CSC 323 - Data Analysis and Statistical Software

Due: 10/10/2000

A local financial institution is interested in investigating the cost of maintaining a large portfolio of legacy C++ programs. The CIO is prepared to fund a project to replace these programs if the maintenance cost is too high. However, this cost information is not readily available.

A local consulting firm has been brought in to investigate this issue and have seven days to submit a report to management. Given the time constraint, they decide to examine the project management records of a simple random sample of programs selected from the portfolio. The idea is to determine the maintenance effort per line of code, in hours, over the past year, for each program in the sample and to use this information to make inferences about the portfolio. The following details are available for each program in the sample:

You have been asked to help with the analysis of this data.

The requirements for your analysis are detailed below (if necessary, see "DATA step statements", point 6, SAS Review).

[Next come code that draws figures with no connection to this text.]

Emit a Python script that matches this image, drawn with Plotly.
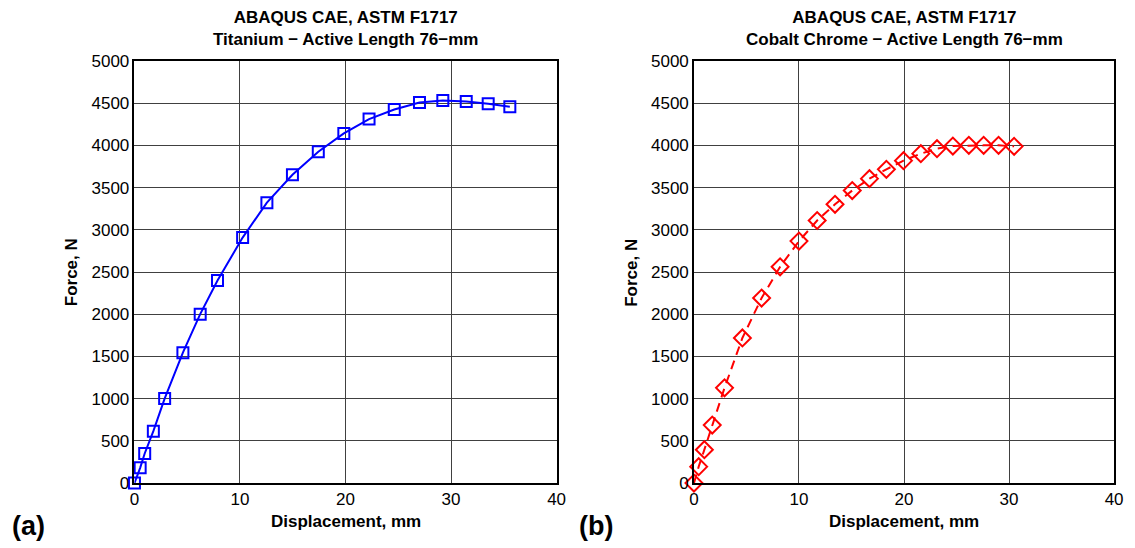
import plotly.graph_objects as go

# Titanium (a)
ti_disp = [0, 0.54, 0.97, 1.79, 2.86, 4.59, 6.23, 7.87, 10.25, 12.55, 14.97,
           17.42, 19.84, 22.23, 24.62, 27.01, 29.22, 31.44, 33.52, 35.57]
ti_force = [0, 181, 351, 615, 1001, 1545, 2001, 2400, 2908, 3321, 3652,
            3924, 4141, 4311, 4424, 4507, 4531, 4519, 4492, 4456]

# Cobalt Chrome (b)
cc_disp = [0, 0.45, 0.99, 1.74, 2.91, 4.61, 6.44, 8.2, 10.0, 11.73, 13.43,
           15.07, 16.71, 18.32, 19.95, 21.6, 23.14, 24.65, 26.17, 27.58, 29.0, 30.48]
cc_force = [0, 195, 396, 687, 1128, 1719, 2192, 2562, 2866, 3110, 3302,
            3465, 3606, 3716, 3819, 3902, 3961, 3992, 4000, 4000, 4000, 3988]

x_ticks = [0, 10, 20, 30, 40]
y_ticks = [0, 500, 1000, 1500, 2000, 2500, 3000, 3500, 4000, 4500, 5000]

titles = ["ABAQUS CAE, ASTM F1717<br>Titanium \u2212 Active Length 76\u2212mm",
          "ABAQUS CAE, ASTM F1717<br>Cobalt Chrome \u2212 Active Length 76\u2212mm"]
panel_labels = ["(a)", "(b)"]

W, H = 1135, 548
FONT = "Liberation Sans, Arial, sans-serif"

# observed rendering frame of the paper inside the photographed window
P_LEFT, P_TOP, P_W, P_H = 11, 16, 1126, 530


def fx(sx):
    return (sx - P_LEFT) / P_W


def fy(sy):
    return 1 - (sy - P_TOP) / P_H


fig = go.Figure()
fig.add_trace(go.Scatter(x=ti_disp, y=ti_force, mode="lines+markers",
                         line=dict(color="#0000ff", width=2),
                         marker=dict(symbol="square-open", size=11, color="#0000ff",
                                     line=dict(width=2, color="#0000ff")),
                         cliponaxis=False,
                         xaxis="x", yaxis="y", showlegend=False))
fig.add_trace(go.Scatter(x=cc_disp, y=cc_force, mode="lines+markers",
                         line=dict(color="#ff0000", width=2, dash="9px,6px"),
                         marker=dict(symbol="diamond-open", size=13, color="#ff0000",
                                     line=dict(width=2, color="#ff0000")),
                         cliponaxis=False,
                         xaxis="x2", yaxis="y2", showlegend=False))

left_px = [(133, 557), (695, 1117)]
top_px, bot_px = 60, 483
ydom = [fy(bot_px), fy(top_px)]

common_x = dict(range=[0, 40], tickvals=x_ticks, ticks="inside", ticklen=5,
                showgrid=True, gridcolor="#404040", gridwidth=1,
                showline=True, linecolor="black", linewidth=1.5, mirror=True,
                zeroline=False, tickfont=dict(family=FONT, size=17, color="black"))
common_y = dict(range=[0, 5000], tickvals=y_ticks, ticks="inside", ticklen=5,
                showgrid=True, gridcolor="#404040", gridwidth=1,
                showline=True, linecolor="black", linewidth=1.5, mirror=True,
                zeroline=False, tickfont=dict(family=FONT, size=17, color="black"))

fig.update_layout(
    width=W, height=H,
    margin=dict(l=0, r=0, t=0, b=0),
    paper_bgcolor="white", plot_bgcolor="white",
    xaxis=dict(domain=[fx(left_px[0][0]), fx(left_px[0][1])], anchor="y", **common_x),
    yaxis=dict(domain=ydom, anchor="x", **common_y),
    xaxis2=dict(domain=[fx(left_px[1][0]), fx(left_px[1][1])], anchor="y2", **common_x),
    yaxis2=dict(domain=ydom, anchor="x2", **common_y),
)

ann = []
for i, (a, b) in enumerate(left_px):
    cx = fx((a + b) / 2)
    ann.append(dict(text="<b>" + titles[i].replace("<br>", "</b><br><b>") + "</b>",
                    x=cx, y=fy(28), xref="paper", yref="paper",
                    xanchor="center", yanchor="middle", showarrow=False,
                    font=dict(family=FONT, size=17, color="black")))
    ann.append(dict(text="<b>Displacement, mm</b>", x=cx, y=fy(521),
                    xref="paper", yref="paper", xanchor="center", yanchor="middle",
                    showarrow=False, font=dict(family=FONT, size=17, color="black")))
    ann.append(dict(text="<b>Force, N</b>", x=fx(a - 63), y=fy(272),
                    xref="paper", yref="paper", xanchor="center", yanchor="middle",
                    textangle=-90, showarrow=False,
                    font=dict(family=FONT, size=17, color="black")))
lab_x = [27, 597]
for i in range(2):
    ann.append(dict(text="<b>" + panel_labels[i] + "</b>", x=fx(lab_x[i]), y=fy(526),
                    xref="paper", yref="paper", xanchor="center", yanchor="middle",
                    showarrow=False, font=dict(family=FONT, size=27, color="black")))
fig.update_layout(annotations=ann)

fig.write_html("out.html")
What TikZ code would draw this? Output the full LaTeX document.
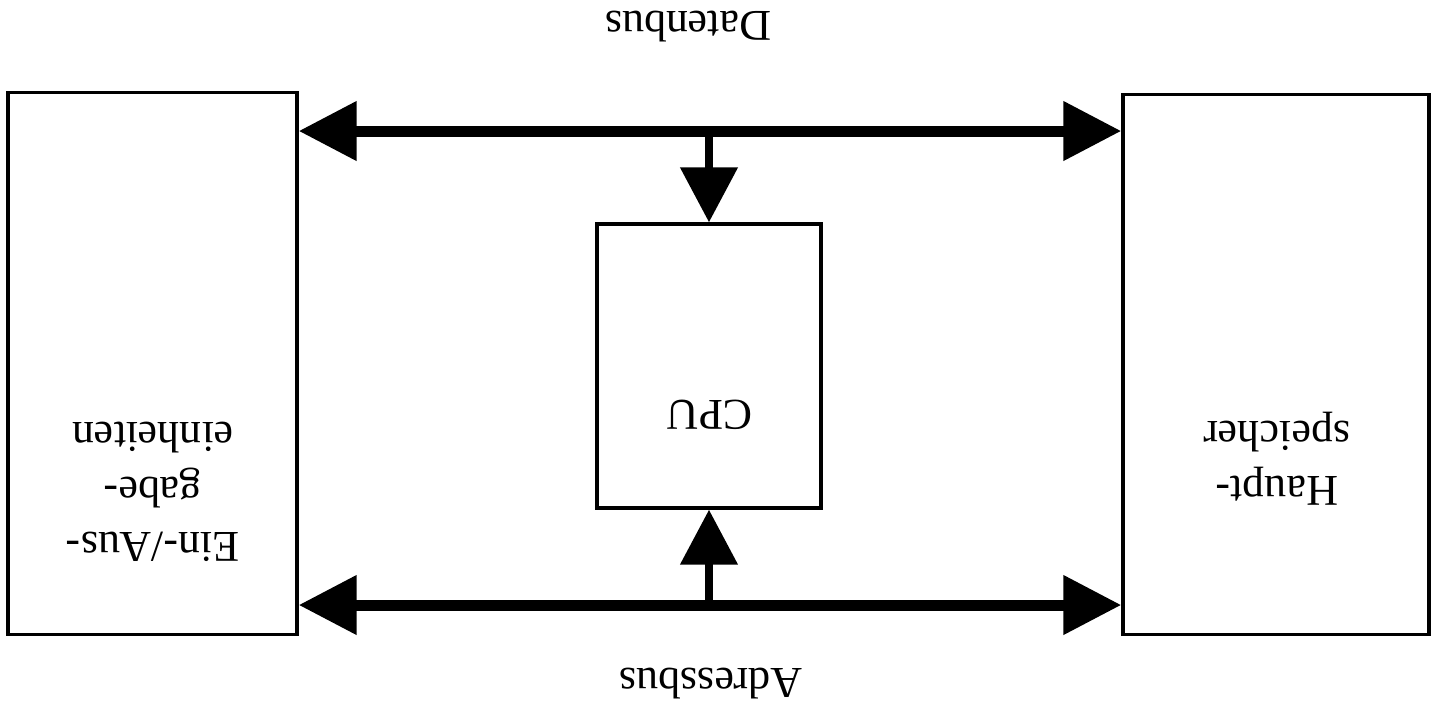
\documentclass[tikz,border=0pt]{standalone}
\usepackage{fontspec}
\setmainfont{Liberation Serif}
\usepackage{tikz}
\usetikzlibrary{arrows.meta,positioning}
\tikzset{
  unit/.style={draw, line width=0.032cm, inner sep=0pt},
  lbl/.style={rotate=180, align=center, inner sep=0pt,
              font=\fontsize{12.5}{15.6}\selectfont},
  bus/.style={line width=0.11cm,
              {Triangle[length=0.58cm, width=0.57cm]}-{Triangle[length=0.58cm, width=0.57cm]}},
  tap/.style={line width=0.08cm, -{Triangle[length=0.55cm, width=0.56cm]}},
}
\begin{document}
\begin{tikzpicture}[x=0.01cm, y=-0.01cm]
  \useasboundingbox (0,0) rectangle (1432,714);
  % boxes
  \node[unit, minimum width=2.89cm, minimum height=5.41cm] (io) at (152.5,363.5) {};
  \node[unit, minimum width=3.06cm, minimum height=5.39cm] (mem) at (1276,364.5) {};
  \node[unit, minimum width=2.24cm, minimum height=2.84cm] (cpu) at (709,366) {};
  \node[lbl] (iotxt) at (153,492) {Ein-/Aus-\\gabe-\\einheiten};
  \node[lbl] (memtxt) at (1277,459) {Haupt-\\speicher};
  \node[lbl] (cputxt) at (710,415) {CPU};
  % buses
  \coordinate (db) at (709,131);
  \coordinate (ab) at (709,605);
  \draw[bus] (io.east |- db) -- (mem.west |- db);
  \draw[bus] (io.east |- ab) -- (mem.west |- ab);
  \draw[tap] (db) -- (cpu);
  \draw[tap] (ab) -- (cpu);
  \node[lbl] (dbtxt) at (688,27) {Datenbus};
  \node[lbl] (abtxt) at (711,684) {Adressbus};
\end{tikzpicture}
\end{document}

  1. Write a SAS program to analyze these data. In particular your program should analyze effort per line of code. Your program should accomplish the following:
    1. Access your data from an external file.
    2. Compute effort per line of code.
    3. Execute the PRINT and MEANS procedures with appropriate options.
    4. For PROC PRINT, be sure to use labels for column headings (i.e. Program Size, Effort, Module Name, Effort per Line of Code). Use names that are meaningful. You should generate an appropriate title for your output.
      Note: If necessary, see guide 2.
  2. Write a short report (no more than a couple of paragraphs) discussing your findings. Your report should address the following:
    1. Provide an estimate of the population mean. That is, the mean effort per line of code to maintain the portfolio.
    2. Provide an estimate of the population standard deviation. That is the standard deviation of effort per line of code for the portfolio.
    3. The CIO would like to know the proportion of programs in the portfolio that are expensive to maintain. Using 0.31 man hours per line of code as a threshold to distinguish expensive from non-expensive, and considering your estimate of the population parameters, estimate this proportion assuming a normal distribution.